Oral Habit - A Broken Chord Review

Brighton trio paint the garage psychedelic on a tight, thrilling and restless debut.

Live buzz can be a poisoned chalice. A burgeoning reputation built on the sweat of chaotic gigs in dark basements across the country can be killed as quickly as it blossoms. Songs that sound “vital” or “urgent”, or whichever cliched way of summarising excitement you prefer, can see their mystique unceremoniously stripped under the studio lights of a recorded debut. Ever one step left of their contemporaries, this is of no such concern for Oral Habit. 

The Brighton three piece have garnered momentum off the back of their thrilling live shows, short sets packed with psych-drenched garage rock that veers towards freakbeat and Krautrock. Two EP’s offered the first glimpse that this energy would successfully translate to record. Last year’s Garage Frock in particular established the trio as one to watch, with stand out single ‘Sauerkraut’ placing high on our favourite songs of the year

A Broken Chord, their full length debut via independent Cornish label Krautpop!, not only delivers on this promise but is packed with enough left turns to send you circling. It’s a concise, whirlwind summary of what Oral Habit are all about, and what they can still yet become. 

Your attention is commanded straight from the opener. 51 seconds of jarred bursts of noise and fuzzed out spoken word musings culminate in the first three letters of the alphabet being stated with menace and purpose. Before you’ve managed to wrap your head around the chaos, you are plunged straight into ‘Surface Breaker’, the Oral Habit calling card. A whirling dervish of riffs that switch effortlessly from twinkly and anticipatory to sludgy and defiant, never missing a beat as the tempo shifts to and fro.

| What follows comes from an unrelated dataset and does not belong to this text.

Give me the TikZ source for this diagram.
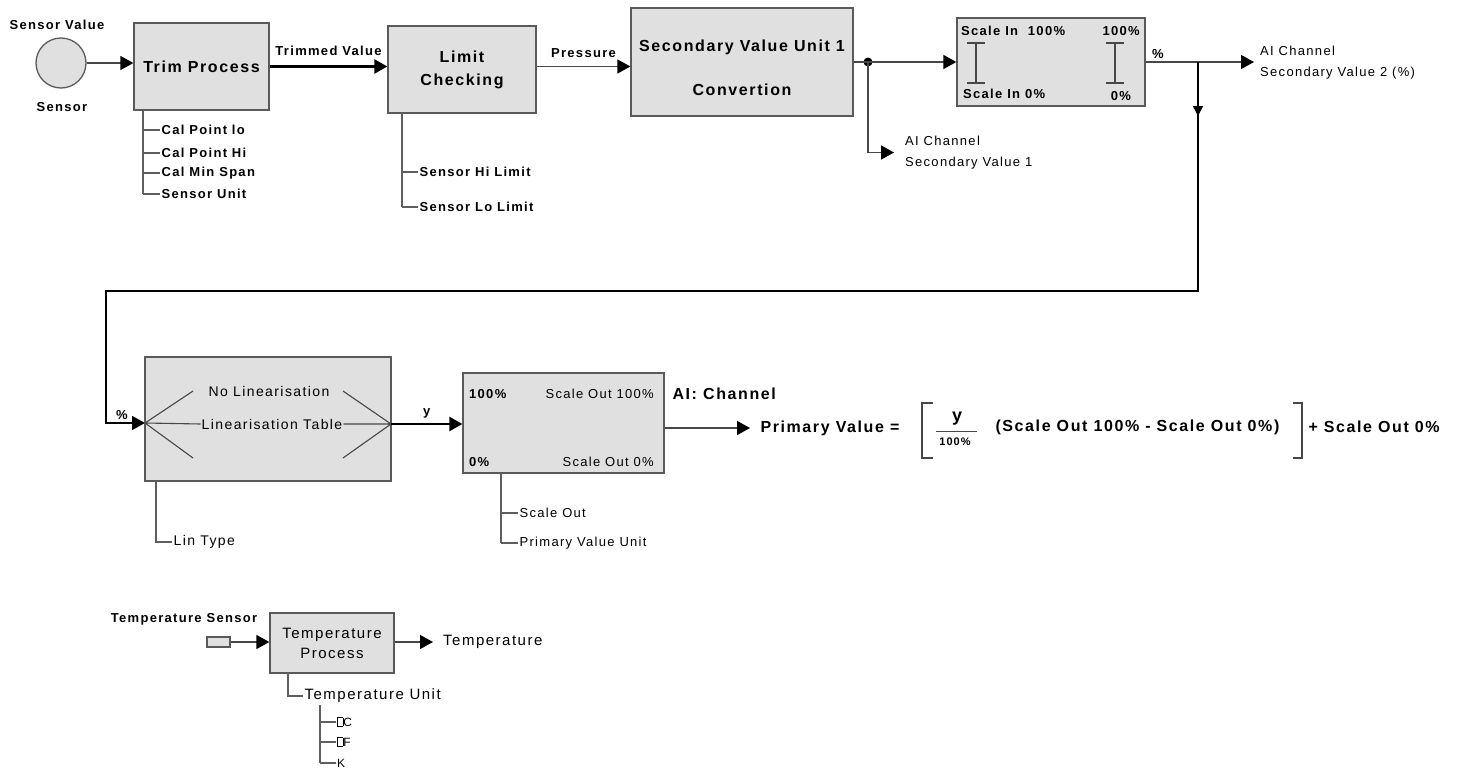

It’s a style that is emblematic of Oral Habit, and one they wear well. ‘Faux Fidelity''s tempo refuses to sit still atop a bed of beat changes and skittish guitars, equally bluesy as they are psychedelic. ‘Chekov,’ an album highlight, builds a snake-like highway before falling off the cliff with a huge fuzzed out garage rock finale. If you’ve seen Oral Habit before, these are the tracks you’d expect on the record. Rollicking riffs that never settle, and welcome reminders of what makes them such an arresting live act.

But A Broken Chord wouldn’t be the engrossing debut it is if it felt comfortable within such parameters. ‘Thin Trippin’ and ‘The Glove’ carry a slight Queens Of The Stone Age edge, taking down the pace a tad without ever feeling like a genuine pause for breath. ‘Do The Dog’ barely breaks a minute and a half, but delivers enough washed out spiky punk to leave you reaching to repeat instantly. As soon as you think you’ve got the measure of the record, the organ-led melancholy of ‘Crooner & Moon’ wraps everything up in a poignant package, striking a gentle balance between defiance and restraint. 

It strikes the same chord as the entire record, in that it refuses to over indulge itself. Production is intentionally raw and ideas are given a short window to present themselves. Some naturally hit more than others, but it results in a debut that wants to be more than just a victory lap for the preceding years. On A Broken Chord, you’re hearing a band broaden their horizons without ever losing sight of what has made them such an alluring act to date. 

Few can readily translate the immediacy of their live shows to a debut record, yet Oral Habit have done so, and with aplomb. You’re not permitted time to dwell on what you’ve just heard before the next right angled turn forces you down a different road. The end result is a first full length that invites you to come back and listen again to delight in the chaos and enjoy the promise of more tantalising surprises to come down the line.